Do you happen to know what is the size of the basic block? Is that 32B? I also recall some papers where the decode is stopped if the decode encounters a taken branch I think. So with average 1 branch per 6 instructions and 4.5 B per instruction could make the throughput lower than 8-10 instructions. [the average data I gathered with quick googling so not sure how sound they really are].
Basic block is basically beginning of a branch to the end of the branch.
Depending on the length of the instructions encountered a fetch block would comprise a varying number of bytes. Max fetch block is 32B.
And a basic block would contain a number of fetch blocks
The decode stops in case the BP cannot look beyond the next basic block and the current basic block is very small that the inst/cycle decode is enough to decode all insts in that single fetch block. Or stops due to stalling when existing ops cannot be dispatched due to bottlenecks in the backend.
Z5 BP can output two taken branches per cycle, so it already designed for this parallel look ahead execution.
The bad thing is that Z5 cannot use the dual decode in 1T.
Even if dual decode does not work with consecutive fetch blocks from same basic block , it should have been able to help do parallel decode on a second basic block and reorder the instructions when they come out.

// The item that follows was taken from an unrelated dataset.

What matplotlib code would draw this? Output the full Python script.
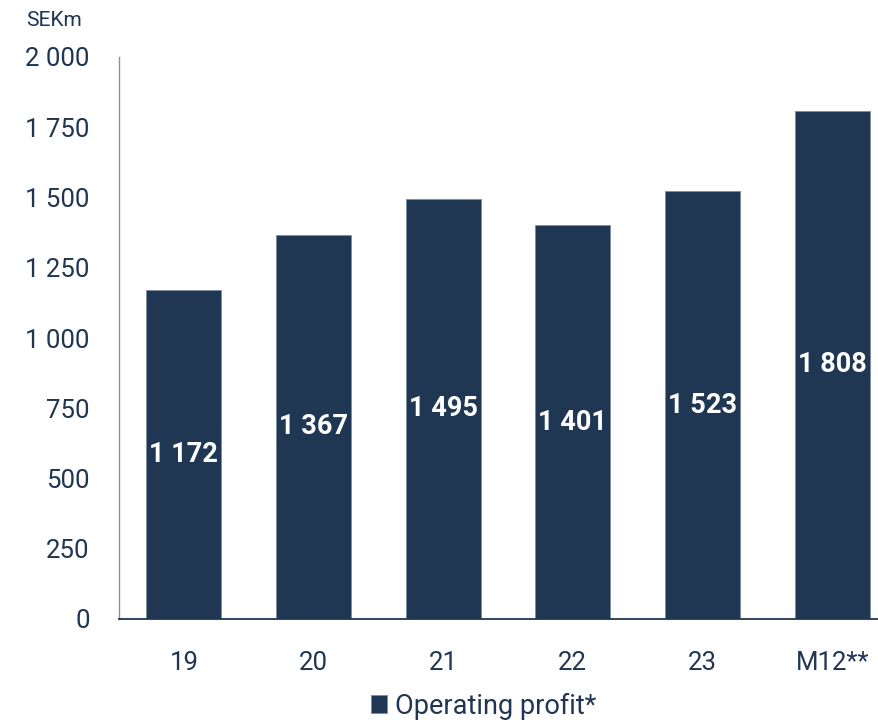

Z5 2 taken branch/cycle is wasted here in most scenarios.
If we assume 8 insts average per basic block in common x86 code, that means decoder 0 can decode inst 0 -7 on one basic block and in parallel decoder 1 can decode inst 7 - 15 in another basic block, from a single code flow involving two jumps assuming the BP got the predictions right when looking ahead beyond the next branch. Then reorder inst 0 - 15 then before going to the op queue.
Even if not as great as working on two consecutive fetch blocks, the above sounds good enough, assuming there is enough OOO structures to handle this without stalling.